For the past four years, my work has focused on combining archival photographs with ceramic vases to explore the stories of the former residents of Morningstar and Wheeler’s Ranches, two influential 1960s communes in Sonoma County that were forced to shut down in 1973 (coincidentally, the year of my birth). I have spent the last 10 years visiting and becoming friends with many former residents of these communes and collecting their stories.

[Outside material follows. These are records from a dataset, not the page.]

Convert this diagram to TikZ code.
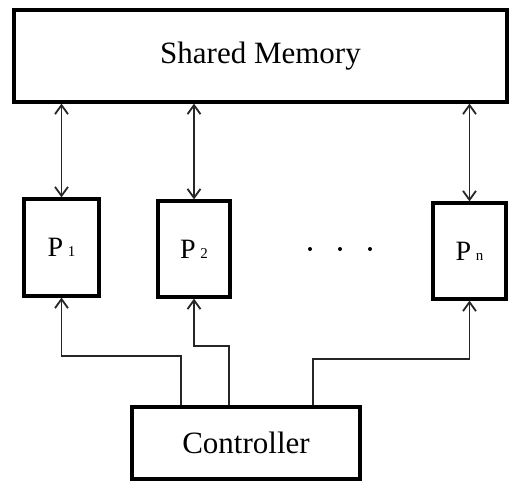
\documentclass[tikz,border=0pt]{standalone}
\usepackage{fontspec}
\setmainfont{Liberation Serif}
\usetikzlibrary{arrows.meta}
\begin{document}
\begin{tikzpicture}[x=1pt,y=-1pt,
  box/.style={draw, line width=3.2pt, inner sep=0pt, font=\fontsize{31}{35}\selectfont},
  pbox/.style={box, font=\fontsize{28}{31}\selectfont},
  conn/.style={line width=1.1pt, black!85},
  barb/.style={Straight Barb[length=9pt,width=13pt,line width=1.8pt]},
  tip/.style={-{Straight Barb[length=9pt,width=13pt,line width=1.8pt]}},
  dtip/.style={{Straight Barb[length=9pt,width=13pt,line width=1.8pt]}-{Straight Barb[length=9pt,width=13pt,line width=1.8pt]}}]
\useasboundingbox (0,0) rectangle (512,482);
\node[box, minimum width=493pt, minimum height=92pt] (mem) at (260.5,56) {Shared Memory};
\node[pbox, minimum width=75pt, minimum height=97pt] (p1) at (61.5,247.5) {P\,{\fontsize{15}{17}\selectfont 1}};
\node[pbox, minimum width=72pt, minimum height=96pt] (p2) at (194,249) {P\,{\fontsize{15}{17}\selectfont 2}};
\node[pbox, minimum width=73pt, minimum height=96pt] (pn) at (469.5,251) {P\,{\fontsize{15}{17}\selectfont n}};
\node[box, minimum width=228pt, minimum height=72pt] (ctrl) at (246,443) {Controller};
% memory links
\draw[conn, dtip] (p1.north |- mem.south) -- (p1.north);
\draw[conn, dtip] (p2.north |- mem.south) -- (p2.north);
\draw[conn, dtip] (pn.north |- mem.south) -- (pn.north);
% controller links
\coordinate (k1) at (181,356);
\coordinate (k2) at (229,346);
\coordinate (k3) at (313,359);
\draw[conn, tip] (k1 |- ctrl.north) -- (k1) -| (p1.south);
\draw[conn, tip] (k2 |- ctrl.north) -- (k2) -| (p2.south);
\draw[conn, tip] (k3 |- ctrl.north) -- (k3) -| (pn.south);
% ellipsis dots
\foreach \x in {310,340,370} \fill (\x,249) circle (2pt);
\end{tikzpicture}
\end{document}
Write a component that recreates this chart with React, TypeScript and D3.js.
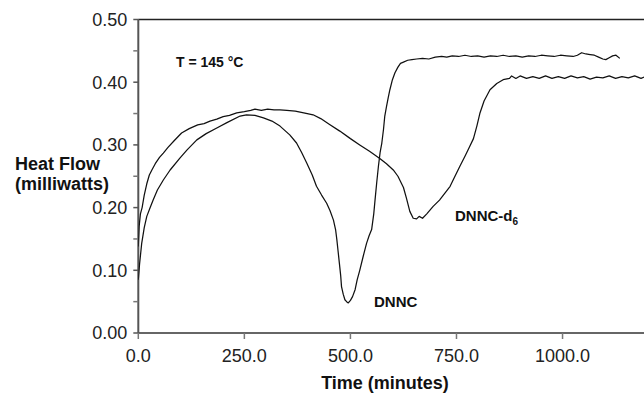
import * as d3 from "d3";

// DSC traces: [time (min), heat flow (mW)]
const dnnc: [number, number][] = [
  [0, 0.085], [3, 0.11], [8, 0.143], [14, 0.168], [20, 0.186], [28, 0.2], [35, 0.212],
  [45, 0.228], [59, 0.244], [75, 0.26], [98, 0.279], [115, 0.292], [138, 0.308],
  [160, 0.318], [185, 0.327], [210, 0.336], [240, 0.346], [255, 0.348], [275, 0.347],
  [295, 0.343], [315, 0.338], [334, 0.33], [357, 0.316], [373, 0.303], [385, 0.288],
  [397, 0.271], [410, 0.252], [420, 0.234], [432, 0.22], [444, 0.207], [452, 0.195],
  [460, 0.18], [465, 0.165], [468, 0.149], [471, 0.13], [474, 0.111], [477, 0.092],
  [479, 0.074], [483, 0.062], [487, 0.053], [491, 0.05], [495, 0.048], [500, 0.052],
  [505, 0.058], [511, 0.069], [516, 0.085], [522, 0.1], [530, 0.122], [538, 0.143],
  [544, 0.155], [550, 0.165], [555, 0.19], [558, 0.212], [562, 0.24], [566, 0.266],
  [570, 0.288], [574, 0.303], [578, 0.325], [581, 0.346], [585, 0.361], [589, 0.375],
  [593, 0.388], [599, 0.404], [605, 0.415], [612, 0.424], [618, 0.43], [625, 0.432],
  [635, 0.435], [645, 0.436], [656, 0.437], [670, 0.438], [685, 0.437], [700, 0.44],
  [715, 0.441], [727, 0.44], [740, 0.442], [755, 0.441], [770, 0.443], [785, 0.441],
  [800, 0.442], [815, 0.44], [830, 0.442], [845, 0.441], [860, 0.443], [875, 0.441],
  [890, 0.442], [905, 0.44], [920, 0.442], [935, 0.441], [950, 0.443], [965, 0.442],
  [980, 0.441], [995, 0.443], [1010, 0.442], [1025, 0.441], [1035, 0.443], [1045, 0.447],
  [1055, 0.445], [1065, 0.444], [1075, 0.443], [1085, 0.44], [1095, 0.437], [1102, 0.436],
  [1110, 0.439], [1118, 0.442], [1126, 0.443], [1135, 0.438],
];

const dnncD6: [number, number][] = [
  [0, 0.138], [2, 0.17], [5, 0.19], [9, 0.2], [14, 0.22], [20, 0.238], [26, 0.252],
  [32, 0.26], [40, 0.27], [50, 0.28], [59, 0.287], [70, 0.296], [85, 0.307], [102, 0.319],
  [120, 0.326], [140, 0.332], [155, 0.334], [169, 0.338], [185, 0.341], [200, 0.345],
  [215, 0.347], [232, 0.351], [250, 0.353], [265, 0.355], [275, 0.357], [290, 0.355],
  [305, 0.357], [320, 0.356], [334, 0.356], [350, 0.355], [370, 0.354], [390, 0.351],
  [412, 0.348], [430, 0.342], [450, 0.333], [475, 0.322], [500, 0.31], [522, 0.3],
  [545, 0.29], [570, 0.278], [585, 0.27], [601, 0.26], [612, 0.25], [625, 0.232],
  [632, 0.215], [640, 0.194], [648, 0.183], [656, 0.182], [662, 0.186], [670, 0.183],
  [680, 0.19], [695, 0.202], [710, 0.212], [725, 0.225], [735, 0.234], [745, 0.248],
  [758, 0.266], [770, 0.282], [780, 0.296], [790, 0.31], [798, 0.33], [805, 0.35],
  [815, 0.37], [829, 0.388], [845, 0.398], [860, 0.404], [875, 0.406], [880, 0.41],
  [890, 0.406], [900, 0.41], [915, 0.406], [930, 0.409], [945, 0.406], [960, 0.41],
  [975, 0.406], [990, 0.409], [1005, 0.406], [1020, 0.41], [1035, 0.407], [1050, 0.409],
  [1065, 0.405], [1080, 0.408], [1095, 0.407], [1110, 0.41], [1125, 0.406], [1140, 0.409],
  [1155, 0.407], [1170, 0.41], [1185, 0.406], [1195, 0.409],
];

const xTicks = [0, 250, 500, 750, 1000];
const yTicks = [0, 0.1, 0.2, 0.3, 0.4, 0.5];
const yMinor = [0.05, 0.15, 0.25, 0.35, 0.45];

const W = 644;
const H = 395;
const FONT = "'Liberation Sans', Arial, Helvetica, sans-serif";

export default function App() {
  const x = d3.scaleLinear().domain([0, 1192]).range([138.3, 644]);
  const y = d3.scaleLinear().domain([0, 0.5]).range([333, 19.5]);

  const line = d3
    .line<[number, number]>()
    .x((d) => x(d[0]))
    .y((d) => y(d[1]));

  const x0 = x(0);
  const y0 = y(0);

  return (
    <div style={{ position: "fixed", left: 0, top: 0 }}>
      <svg width={W} height={H} style={{ display: "block", background: "#fff" }} fontFamily={FONT}>
        <defs>
          <clipPath id="plot-clip">
            <rect x={x0} y={y(0.5)} width={W - x0} height={y0 - y(0.5)} />
          </clipPath>
        </defs>

        {/* frame */}
        <line x1={x0} x2={W} y1={y(0.5)} y2={y(0.5)} stroke="#222" strokeWidth={1.5} />
        <line x1={x0} x2={W} y1={y0} y2={y0} stroke="#333" strokeWidth={1.5} />
        <line x1={x0} x2={x0} y1={y(0.5)} y2={y0} stroke="#555" strokeWidth={2} />

        {/* y ticks */}
        {yTicks.map((t) => (
          <g key={t}>
            <line x1={x0 - 5} x2={x0} y1={y(t)} y2={y(t)} stroke="#555" strokeWidth={1.5} />
            <text
              x={x0 - 11}
              y={y(t)}
              dy="0.36em"
              textAnchor="end"
              fontSize={18}
              fill="#222"
            >
              {t.toFixed(2)}
            </text>
          </g>
        ))}
        {yMinor.map((t) => (
          <line key={t} x1={x0 - 5} x2={x0} y1={y(t)} y2={y(t)} stroke="#777" strokeWidth={1.5} />
        ))}

        {/* x ticks */}
        {xTicks.map((t) => (
          <g key={t}>
            <line x1={x(t)} x2={x(t)} y1={y0} y2={y0 + 6} stroke="#777" strokeWidth={1.5} />
            <text x={x(t)} y={362} textAnchor="middle" fontSize={18} fill="#222">
              {t.toFixed(1)}
            </text>
          </g>
        ))}

        {/* traces */}
        <g clipPath="url(#plot-clip)" fill="none" stroke="#111" strokeWidth={1.25} strokeLinejoin="round">
          <path d={line(dnncD6) ?? ""} />
          <path d={line(dnnc) ?? ""} />
        </g>

        {/* labels */}
        <text x={176} y={66.5} fontSize={14} fontWeight="bold" fill="#111">
          T = 145 °C
        </text>
        <text x={15} y={170} fontSize={18} fontWeight="bold" fill="#111">
          Heat Flow
        </text>
        <text x={15} y={189.5} fontSize={18} fontWeight="bold" fill="#111">
          (milliwatts)
        </text>
        <text x={385} y={389} textAnchor="middle" fontSize={18} fontWeight="bold" fill="#111">
          Time (minutes)
        </text>
        <text x={374} y={306.5} fontSize={15} fontWeight="bold" fill="#111">
          DNNC
        </text>
        <text x={455} y={220.5} fontSize={15} fontWeight="bold" fill="#111">
          DNNC-d
          <tspan fontSize={10} dy={4}>
            6
          </tspan>
        </text>
      </svg>
    </div>
  );
}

I am drawn to the incredible, optimistic energy behind both of these communes, which believed they were going to catalyze lasting change in society through their radical example. The stories told by the women and children on these communes, however, often tell expose the misogamy and physical hardship that were part of daily life, as well as nascent self-awareness and the promise of liberation By inscribing the women’s stories into the clay of the vases, and applying archival images to the surfaces, I hope to ensure that the stories of these women and children, who have been devalued or overlooked, are heard. As a vessel traditionally associated with women and domestic life, and that was used as a storytelling object during Greek and Roman times, the vase is a fitting form for this project.
Cathy Akers is a Los Angeles-based artist who works with photography, ceramics and installation. Her work has been exhibited in solo or two-person shows at Pitzer College, Honor Fraser Gallery, and Emma Gray Headquarters in Los Angeles, as well as group shows in Israel, Germany, the U.K., Poland and the Czech Republic. During the past decade, she has explored the utopian impulse in her work, with a particular focus on the communal movement of the 1960s.
The exhibition is on view Saturdays, 12-4pm through March 30 and by appointment.